The UAE’s growing focus on technology and diversification soon created the ideal environment for his ideas. The government turned to Jagannathan to design a platform that could connect global startups, investors, and researchers — and startAD was born.
“The brief was simple,” he says. “Build an entrepreneurial engine for the nation.” Since then, startAD has supported more than 300 startups, created hundreds of jobs, and helped participants raise millions of dollars in funding. It has also become a model for ecosystem building in emerging markets.
Jagannathan credits its success to inclusion and accessibility. “We didn’t want just another accelerator,” he says. “We wanted to democratize entrepreneurship, to make it possible for anyone with an idea to test it, scale it, and bring it to market.”
That philosophy has led to initiatives such as the Emirati Women Achievers Program, which trains female entrepreneurs to launch and lead ventures across the UAE. “If you want a strong ecosystem,” he says, “you have to make sure everyone in it can rise.”
Even as he builds programs that look outward, Jagannathan’s own research remains deeply technical.
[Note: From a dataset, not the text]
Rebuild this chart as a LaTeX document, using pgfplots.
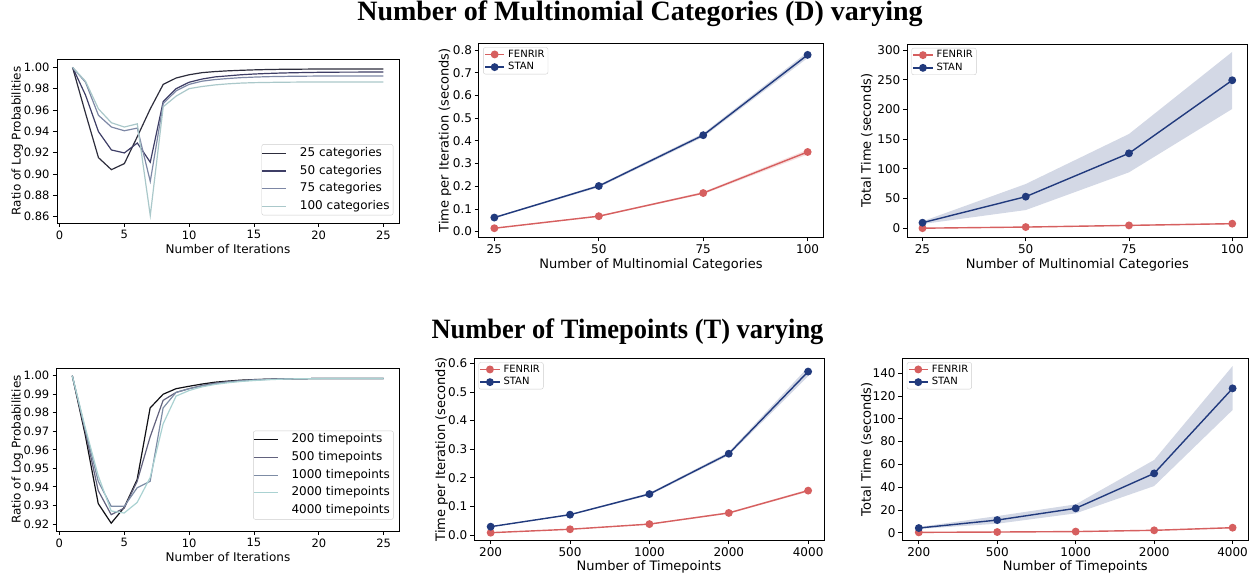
\documentclass[border=0pt]{standalone}
\usepackage{fontspec}
\setmainfont{DejaVu Sans}
\newfontfamily\titlefont{Liberation Serif}
\usepackage{graphicx}
\usepackage{pgfplots}
\pgfplotsset{compat=1.18}

\definecolor{fenrir}{RGB}{214,95,95}
\definecolor{stan}{RGB}{33,58,125}
\definecolor{cA}{RGB}{45,45,60}
\definecolor{cB}{RGB}{62,62,102}
\definecolor{cC}{RGB}{125,135,165}
\definecolor{cD}{RGB}{170,200,202}
\definecolor{tA}{RGB}{15,15,20}
\definecolor{tB}{RGB}{98,98,125}
\definecolor{tC}{RGB}{125,140,165}
\definecolor{tD}{RGB}{170,210,210}

\pgfplotsset{
  base/.style={
    scale only axis, tick align=outside, tick pos=left,
    major tick length=4pt, axis line style={line width=0.8pt},
    every tick/.style={black, line width=0.8pt},
    /pgf/number format/assume math mode=true,
    scaled y ticks=false, scaled x ticks=false,
    legend cell align=left,
  },
  convp/.style={base,
    tick label style={font=\fontsize{11.5}{13}\selectfont},
    label style={font=\fontsize{12}{14}\selectfont},
    xmin=-0.2, xmax=26.2, xtick={0,5,10,15,20,25},
    yticklabel style={/pgf/number format/.cd, fixed, fixed zerofill, precision=2},
    xlabel={Number of Iterations}, ylabel={Ratio of Log Probabilities},
    legend style={at={(axis description cs:1,0)}, anchor=south east,
      xshift=-5.7pt, yshift=7.6pt, draw=black!20, rounded corners=2pt,
      font=\fontsize{12}{14}\selectfont, inner sep=0pt,
      nodes={inner xsep=3.5pt, inner ysep=3.2pt, text height=8.8pt, text depth=2.5pt},
      /tikz/every odd column/.append style={column sep=9.5pt}},
    legend image code/.code={\draw[#1] (0pt,0pt) -- (24pt,0pt);},
    every axis plot/.append style={line width=1.2pt},
  },
  timep/.style={base,
    tick label style={font=\fontsize{12}{14}\selectfont},
    yticklabel style={inner xsep=2.5pt},
    label style={font=\fontsize{13}{15}\selectfont},
    legend style={at={(axis description cs:0,1)}, anchor=north west,
      xshift=4.5pt, yshift=-4pt, draw=black!20, rounded corners=2pt,
      font=\fontsize{10}{11}\selectfont, inner xsep=0.9pt, inner ysep=0.6pt,
      nodes={inner xsep=2.5pt, inner ysep=1.65pt, text height=7.3pt, text depth=2.1pt},
      /tikz/every odd column/.append style={column sep=0.7pt}},
    legend image code/.code={\draw[mark repeat=2,mark phase=2,#1] plot coordinates {(0pt,0pt) (9.65pt,0pt) (19.3pt,0pt)};},
  },
  fen/.style={color=fenrir, line width=1.4pt, mark=*, mark size=3.2pt, mark options={solid, fill=fenrir}},
  sta/.style={color=stan, line width=1.4pt, mark=*, mark size=3.2pt, mark options={solid, fill=stan}},
  fenband/.style={draw=none, fill=fenrir, fill opacity=0.2, forget plot},
  staband/.style={draw=none, fill=stan, fill opacity=0.2, forget plot},
}

\begin{document}
\begin{tikzpicture}
\useasboundingbox (0pt,0pt) rectangle (1259pt,577pt);

\node[anchor=base, font=\titlefont\bfseries\fontsize{28}{30}\selectfont] at (640pt,556pt) {Number of Multinomial Categories (D) varying};
\node[anchor=base, font=\titlefont\bfseries\fontsize{28}{30}\selectfont] at (627.5pt,238.7pt) {\scalebox{0.945}[1]{Number of Timepoints (T) varying}};

% ---- top left: convergence over categories
\begin{axis}[convp, at={(57pt,354pt)}, anchor=south west, width=342pt, height=164pt,
  ymin=0.854, ymax=1.0078, ytick={0.86,0.88,...,1.001},
  xlabel style={at={(axis description cs:0.5,-0.1585)}, anchor=center},
  ylabel style={at={(axis description cs:-0.1161,0.5)}, anchor=center}]
\addplot[cA] coordinates {(1,1.000)(2,0.957)(3,0.9153)(4,0.904)(5,0.9097)(6,0.935)(7,0.961)(8,0.984)(9,0.990)(10,0.993)(11,0.995)(12,0.996)(13,0.9967)(14,0.9972)(15,0.9976)(16,0.9979)(17,0.9981)(18,0.9982)(19,0.9983)(20,0.9984)(21,0.9984)(22,0.9985)(23,0.9985)(24,0.9985)(25,0.9985)};
\addlegendentry{25 categories}
\addplot[cB] coordinates {(1,1.000)(2,0.974)(3,0.9397)(4,0.9225)(5,0.9197)(6,0.929)(7,0.911)(8,0.968)(9,0.980)(10,0.986)(11,0.989)(12,0.991)(13,0.992)(14,0.993)(15,0.9937)(16,0.9942)(17,0.9946)(18,0.9949)(19,0.9951)(20,0.9953)(21,0.9954)(22,0.9955)(23,0.9955)(24,0.9956)(25,0.9956)};
\addlegendentry{50 categories}
\addplot[cC] coordinates {(1,1.000)(2,0.986)(3,0.955)(4,0.944)(5,0.9405)(6,0.943)(7,0.893)(8,0.966)(9,0.978)(10,0.984)(11,0.987)(12,0.9885)(13,0.9895)(14,0.9903)(15,0.9908)(16,0.9912)(17,0.9914)(18,0.9916)(19,0.9917)(20,0.9918)(21,0.9918)(22,0.9919)(23,0.9919)(24,0.9919)(25,0.9919)};
\addlegendentry{75 categories}
\addplot[cD] coordinates {(1,1.000)(2,0.987)(3,0.961)(4,0.948)(5,0.944)(6,0.947)(7,0.861)(8,0.963)(9,0.973)(10,0.980)(11,0.982)(12,0.9835)(13,0.9845)(14,0.9852)(15,0.9856)(16,0.9858)(17,0.986)(18,0.9861)(19,0.9862)(20,0.9862)(21,0.9862)(22,0.9863)(23,0.9863)(24,0.9863)(25,0.9863)};
\addlegendentry{100 categories}
\end{axis}

% ---- top middle: time per iteration vs categories
\begin{axis}[timep, at={(478.7pt,339.7pt)}, anchor=south west, width=344.6pt, height=194pt,
  xmin=21.25, xmax=103.75, xtick={25,50,75,100},
  ymin=-0.025, ymax=0.83, ytick={0,0.1,...,0.81},
  yticklabel style={/pgf/number format/.cd, fixed, fixed zerofill, precision=1},
  xlabel={Number of Multinomial Categories}, ylabel={Time per Iteration (seconds)},
  xlabel style={at={(axis description cs:0.5,-0.1428)}, anchor=center},
  ylabel style={at={(axis description cs:-0.0978,0.5)}, anchor=center}]
\addplot[fenband] coordinates {(25,0.013)(50,0.065)(75,0.165)(100,0.340)(100,0.361)(75,0.175)(50,0.071)(25,0.017)};
\addplot[staband] coordinates {(25,0.059)(50,0.195)(75,0.417)(100,0.765)(100,0.792)(75,0.433)(50,0.206)(25,0.065)};
\addplot[fen] coordinates {(25,0.015)(50,0.068)(75,0.170)(100,0.351)};
\addlegendentry{FENRIR}
\addplot[sta] coordinates {(25,0.062)(50,0.201)(75,0.425)(100,0.779)};
\addlegendentry{STAN}
\end{axis}

% ---- top right: total time vs categories
\begin{axis}[timep, at={(907pt,339.7pt)}, anchor=south west, width=340.7pt, height=193.3pt,
  xmin=21.25, xmax=103.75, xtick={25,50,75,100},
  ymin=-15, ymax=310, ytick={0,50,...,300},
  xlabel={Number of Multinomial Categories}, ylabel={Total Time (seconds)},
  xlabel style={at={(axis description cs:0.5,-0.1433)}, anchor=center},
  ylabel style={at={(axis description cs:-0.1183,0.5)}, anchor=center}]
\addplot[fenband] coordinates {(25,0.1)(50,1.6)(75,3.9)(100,6.6)(100,9.0)(75,5.8)(50,2.8)(25,0.6)};
\addplot[staband] coordinates {(25,7.3)(50,30.8)(75,94.2)(100,200.8)(100,296.7)(75,158.7)(50,74.6)(25,11.8)};
\addplot[fen] coordinates {(25,0.3)(50,2.2)(75,5.0)(100,7.9)};
\addlegendentry{FENRIR}
\addplot[sta] coordinates {(25,9.5)(50,53.3)(75,126.2)(100,249)};
\addlegendentry{STAN}
\end{axis}

% ---- bottom left: convergence over timepoints
\begin{axis}[convp, at={(56.7pt,46pt)}, anchor=south west, width=342.6pt, height=162.7pt,
  ymin=0.9162, ymax=1.004, ytick={0.92,0.93,...,1.001},
  xlabel style={at={(axis description cs:0.5,-0.158)}, anchor=center},
  ylabel style={at={(axis description cs:-0.115,0.5)}, anchor=center},
  legend style={yshift=3.8pt}]
\addplot[tA] coordinates {(1,1.000)(2,0.968)(3,0.931)(4,0.9204)(5,0.9289)(6,0.944)(7,0.9826)(8,0.990)(9,0.993)(10,0.9943)(11,0.9955)(12,0.9965)(13,0.9971)(14,0.9976)(15,0.9979)(16,0.9981)(17,0.9983)(18,0.9984)(19,0.9984)(20,0.9985)(21,0.9985)(22,0.9985)(23,0.9985)(24,0.9985)(25,0.9985)};
\addlegendentry{200 timepoints}
\addplot[tB] coordinates {(1,1.000)(2,0.970)(3,0.938)(4,0.925)(5,0.9285)(6,0.943)(7,0.967)(8,0.9867)(9,0.991)(10,0.993)(11,0.9947)(12,0.996)(13,0.9968)(14,0.9974)(15,0.9978)(16,0.9981)(17,0.9983)(18,0.9984)(19,0.9984)(20,0.9985)(21,0.9985)(22,0.9985)(23,0.9985)(24,0.9985)(25,0.9985)};
\addlegendentry{500 timepoints}
\addplot[tC] coordinates {(1,1.000)(2,0.971)(3,0.943)(4,0.9295)(5,0.9295)(6,0.9395)(7,0.943)(8,0.9826)(9,0.991)(10,0.993)(11,0.9945)(12,0.9957)(13,0.9966)(14,0.9972)(15,0.9977)(16,0.998)(17,0.9982)(18,0.9983)(19,0.9984)(20,0.9985)(21,0.9985)(22,0.9985)(23,0.9985)(24,0.9985)(25,0.9985)};
\addlegendentry{1000 timepoints}
\addplot[tD] coordinates {(1,1.000)(2,0.972)(3,0.946)(4,0.927)(5,0.9259)(6,0.9316)(7,0.945)(8,0.974)(9,0.989)(10,0.992)(11,0.994)(12,0.9953)(13,0.9962)(14,0.9969)(15,0.9974)(16,0.9978)(17,0.9981)(18,0.9983)(19,0.9984)(20,0.9984)(21,0.9985)(22,0.9985)(23,0.9985)(24,0.9985)(25,0.9985)};
\addlegendentry{2000 timepoints}
\addlegendimage{white, line width=1.2pt}
\addlegendentry{4000 timepoints}
\end{axis}

% ---- bottom middle: time per iteration vs timepoints
\begin{axis}[timep, at={(474pt,37pt)}, anchor=south west, width=350pt, height=181.7pt,
  xmin=-0.21, xmax=4.2, xtick={0,1,2,3,4}, xticklabels={200,500,1000,2000,4000},
  ymin=-0.0175, ymax=0.6175, ytick={0,0.1,...,0.61},
  yticklabel style={/pgf/number format/.cd, fixed, fixed zerofill, precision=1},
  xlabel={Number of Timepoints}, ylabel={Time per Iteration (seconds)},
  xlabel style={at={(axis description cs:0.5,-0.147)}, anchor=center},
  ylabel style={at={(axis description cs:-0.093,0.5)}, anchor=center}]
\addplot[fenband] coordinates {(0,0.007)(1,0.019)(2,0.036)(3,0.074)(4,0.151)(4,0.159)(3,0.080)(2,0.040)(1,0.021)(0,0.009)};
\addplot[staband] coordinates {(0,0.028)(1,0.069)(2,0.139)(3,0.278)(4,0.555)(4,0.587)(3,0.290)(2,0.147)(1,0.073)(0,0.030)};
\addplot[fen] coordinates {(0,0.008)(1,0.020)(2,0.038)(3,0.077)(4,0.155)};
\addlegendentry{FENRIR}
\addplot[sta] coordinates {(0,0.029)(1,0.071)(2,0.143)(3,0.284)(4,0.571)};
\addlegendentry{STAN}
\end{axis}

% ---- bottom right: total time vs timepoints
\begin{axis}[timep, at={(902.3pt,37pt)}, anchor=south west, width=346pt, height=181.7pt,
  xmin=-0.21, xmax=4.2, xtick={0,1,2,3,4}, xticklabels={200,500,1000,2000,4000},
  ymin=-6.4, ymax=153.2, ytick={0,20,...,140},
  xlabel={Number of Timepoints}, ylabel={Total Time (seconds)},
  xlabel style={at={(axis description cs:0.5,-0.147)}, anchor=center},
  ylabel style={at={(axis description cs:-0.1029,0.5)}, anchor=center}]
\addplot[fenband] coordinates {(0,0.1)(1,0.4)(2,0.8)(3,1.7)(4,3.8)(4,5.0)(3,2.5)(2,1.2)(1,0.8)(0,0.5)};
\addplot[staband] coordinates {(0,3.3)(1,7.9)(2,17.0)(3,41.0)(4,107.8)(4,146.4)(3,63.9)(2,24.9)(1,14.6)(0,5.0)};
\addplot[fen] coordinates {(0,0.3)(1,0.6)(2,1.0)(3,2.1)(4,4.4)};
\addlegendentry{FENRIR}
\addplot[sta] coordinates {(0,4.1)(1,11.1)(2,21.4)(3,52.1)(4,126.8)};
\addlegendentry{STAN}
\end{axis}
\end{tikzpicture}
\end{document}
In his Nano and Biomaterials Research Lab, he studies ultra-thin materials, including a gold-based crystal he calls Goldene, that could redefine future electronics.
“It’s one atom thick and shows extraordinary properties,” he explains. “It could lead to new transistors or help break down microplastics in water. Imagine a material that solves two of humanity’s biggest problems — energy and pollution — at once.”
That blend of scientific precision and entrepreneurial daring defines his outlook on Abu Dhabi’s future. “The UAE has imagination,” he says. “It’s not weighed down by legacy systems. That gives it agility, and agility is what drives innovation.”
Abu Dhabi is the next frontier of innovation
Jagannathan believes the emirate is poised to become a hub for what he calls the ‘Goldene Valley’ — the next generation of technological revolutions emerging across the Middle East, Africa, and South Asia.
“For decades, Silicon Valley symbolised the frontier of innovation,” he says. “Now, the next wave can come from this region, where the world’s next billion middle-class citizens are thriving. If we design for their realities and needs, we can build something transformative.”
After half a century spanning continents, industries, and disciplines, Jagannathan remains animated by the same curiosity that first drew him to science.
“I want to inspire people to dream big. Take calculated risks. Don’t be afraid of failure. Life is full of opportunities, and we discover ourselves through what we do,” he says.
“That discovery process should never stop. It’s not about money or fame, it’s about growth, and the peace that comes from finding purpose.”